• **Recorded data**
□ □ □ □ □ □ □
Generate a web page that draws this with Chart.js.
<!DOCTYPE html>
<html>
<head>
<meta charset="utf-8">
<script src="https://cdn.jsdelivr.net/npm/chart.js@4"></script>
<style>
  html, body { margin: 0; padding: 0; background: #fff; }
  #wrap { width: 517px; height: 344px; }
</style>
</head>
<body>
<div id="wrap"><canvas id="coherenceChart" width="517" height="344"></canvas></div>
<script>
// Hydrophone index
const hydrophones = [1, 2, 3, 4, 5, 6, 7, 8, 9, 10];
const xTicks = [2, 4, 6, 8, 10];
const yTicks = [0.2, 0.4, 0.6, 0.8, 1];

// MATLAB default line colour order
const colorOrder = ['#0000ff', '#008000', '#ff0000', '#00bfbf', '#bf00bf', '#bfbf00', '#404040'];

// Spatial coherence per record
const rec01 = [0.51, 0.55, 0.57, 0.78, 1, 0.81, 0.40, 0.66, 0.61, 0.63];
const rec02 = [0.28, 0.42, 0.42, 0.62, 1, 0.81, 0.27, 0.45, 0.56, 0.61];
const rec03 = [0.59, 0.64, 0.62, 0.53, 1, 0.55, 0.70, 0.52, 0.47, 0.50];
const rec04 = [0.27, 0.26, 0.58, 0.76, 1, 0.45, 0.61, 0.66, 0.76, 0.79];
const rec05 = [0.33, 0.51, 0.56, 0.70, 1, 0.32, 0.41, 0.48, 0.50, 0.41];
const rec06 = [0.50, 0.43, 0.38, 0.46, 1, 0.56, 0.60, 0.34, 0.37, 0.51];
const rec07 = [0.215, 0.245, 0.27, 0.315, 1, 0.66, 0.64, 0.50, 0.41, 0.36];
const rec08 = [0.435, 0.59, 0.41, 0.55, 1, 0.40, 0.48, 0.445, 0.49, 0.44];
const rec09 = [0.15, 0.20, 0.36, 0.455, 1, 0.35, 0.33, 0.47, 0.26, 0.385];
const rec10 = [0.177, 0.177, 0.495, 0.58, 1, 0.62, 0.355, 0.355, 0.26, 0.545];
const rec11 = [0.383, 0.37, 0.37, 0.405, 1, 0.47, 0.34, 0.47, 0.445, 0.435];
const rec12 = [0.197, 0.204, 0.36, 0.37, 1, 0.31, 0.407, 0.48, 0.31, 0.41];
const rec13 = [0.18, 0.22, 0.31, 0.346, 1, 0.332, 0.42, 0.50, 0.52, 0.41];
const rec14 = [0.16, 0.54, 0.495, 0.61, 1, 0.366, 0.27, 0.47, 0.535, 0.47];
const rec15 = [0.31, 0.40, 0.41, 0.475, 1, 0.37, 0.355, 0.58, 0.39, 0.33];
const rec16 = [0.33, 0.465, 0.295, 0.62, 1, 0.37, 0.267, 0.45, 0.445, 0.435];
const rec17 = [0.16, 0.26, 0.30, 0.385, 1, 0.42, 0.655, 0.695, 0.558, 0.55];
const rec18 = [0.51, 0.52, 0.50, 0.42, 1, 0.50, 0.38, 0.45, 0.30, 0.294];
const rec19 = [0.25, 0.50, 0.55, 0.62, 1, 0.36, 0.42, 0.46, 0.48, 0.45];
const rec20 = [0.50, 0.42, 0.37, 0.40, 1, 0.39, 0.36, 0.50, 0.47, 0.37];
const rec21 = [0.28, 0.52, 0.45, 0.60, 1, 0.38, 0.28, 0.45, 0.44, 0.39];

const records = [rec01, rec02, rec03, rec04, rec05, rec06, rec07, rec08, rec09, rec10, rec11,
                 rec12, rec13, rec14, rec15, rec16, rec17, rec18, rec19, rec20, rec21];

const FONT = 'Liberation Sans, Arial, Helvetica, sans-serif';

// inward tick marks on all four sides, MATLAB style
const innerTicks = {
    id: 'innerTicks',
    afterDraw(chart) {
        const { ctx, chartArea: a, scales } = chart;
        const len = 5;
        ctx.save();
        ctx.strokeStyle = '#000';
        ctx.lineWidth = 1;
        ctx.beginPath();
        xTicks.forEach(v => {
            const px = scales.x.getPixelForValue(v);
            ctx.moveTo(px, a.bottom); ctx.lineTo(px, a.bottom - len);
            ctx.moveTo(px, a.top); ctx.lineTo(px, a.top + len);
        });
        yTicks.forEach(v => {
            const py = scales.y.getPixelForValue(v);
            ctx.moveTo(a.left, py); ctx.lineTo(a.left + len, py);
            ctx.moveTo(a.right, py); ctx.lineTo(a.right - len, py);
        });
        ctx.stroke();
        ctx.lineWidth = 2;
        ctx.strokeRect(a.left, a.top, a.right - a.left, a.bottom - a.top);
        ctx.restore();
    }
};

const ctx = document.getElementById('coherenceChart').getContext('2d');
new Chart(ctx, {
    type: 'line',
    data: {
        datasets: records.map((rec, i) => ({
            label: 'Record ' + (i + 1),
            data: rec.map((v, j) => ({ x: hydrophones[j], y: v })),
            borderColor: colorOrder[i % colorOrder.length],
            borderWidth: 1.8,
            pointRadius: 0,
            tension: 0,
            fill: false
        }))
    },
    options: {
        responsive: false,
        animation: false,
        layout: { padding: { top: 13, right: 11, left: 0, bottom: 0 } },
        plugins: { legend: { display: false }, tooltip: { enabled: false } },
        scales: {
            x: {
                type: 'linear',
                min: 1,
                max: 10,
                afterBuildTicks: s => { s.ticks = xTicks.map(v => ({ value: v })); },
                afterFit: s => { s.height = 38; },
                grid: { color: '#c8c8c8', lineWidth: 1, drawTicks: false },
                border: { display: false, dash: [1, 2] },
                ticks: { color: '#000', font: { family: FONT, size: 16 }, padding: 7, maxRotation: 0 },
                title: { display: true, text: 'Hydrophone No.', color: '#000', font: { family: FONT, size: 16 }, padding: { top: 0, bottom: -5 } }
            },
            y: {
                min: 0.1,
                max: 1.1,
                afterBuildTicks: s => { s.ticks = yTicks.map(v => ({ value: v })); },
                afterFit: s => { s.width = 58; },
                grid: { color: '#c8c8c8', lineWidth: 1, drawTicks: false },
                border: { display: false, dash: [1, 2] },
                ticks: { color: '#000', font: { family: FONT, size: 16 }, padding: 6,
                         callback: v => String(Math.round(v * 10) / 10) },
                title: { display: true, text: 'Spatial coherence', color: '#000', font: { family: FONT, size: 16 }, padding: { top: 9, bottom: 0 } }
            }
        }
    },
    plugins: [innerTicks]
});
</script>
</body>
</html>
□ □ □ □ □ □ □
Include the first line, the line containing "const yTicks = [0.2, 0.4, 0.6, 0.8, 1];", and every line between them, copied exactly from the material above; output no other line.

• **Correct result**
Generate a web page that draws this with Chart.js.
<!DOCTYPE html>
<html>
<head>
<meta charset="utf-8">
<script src="https://cdn.jsdelivr.net/npm/chart.js@4"></script>
<style>
  html, body { margin: 0; padding: 0; background: #fff; }
  #wrap { width: 517px; height: 344px; }
</style>
</head>
<body>
<div id="wrap"><canvas id="coherenceChart" width="517" height="344"></canvas></div>
<script>
// Hydrophone index
const hydrophones = [1, 2, 3, 4, 5, 6, 7, 8, 9, 10];
const xTicks = [2, 4, 6, 8, 10];
const yTicks = [0.2, 0.4, 0.6, 0.8, 1];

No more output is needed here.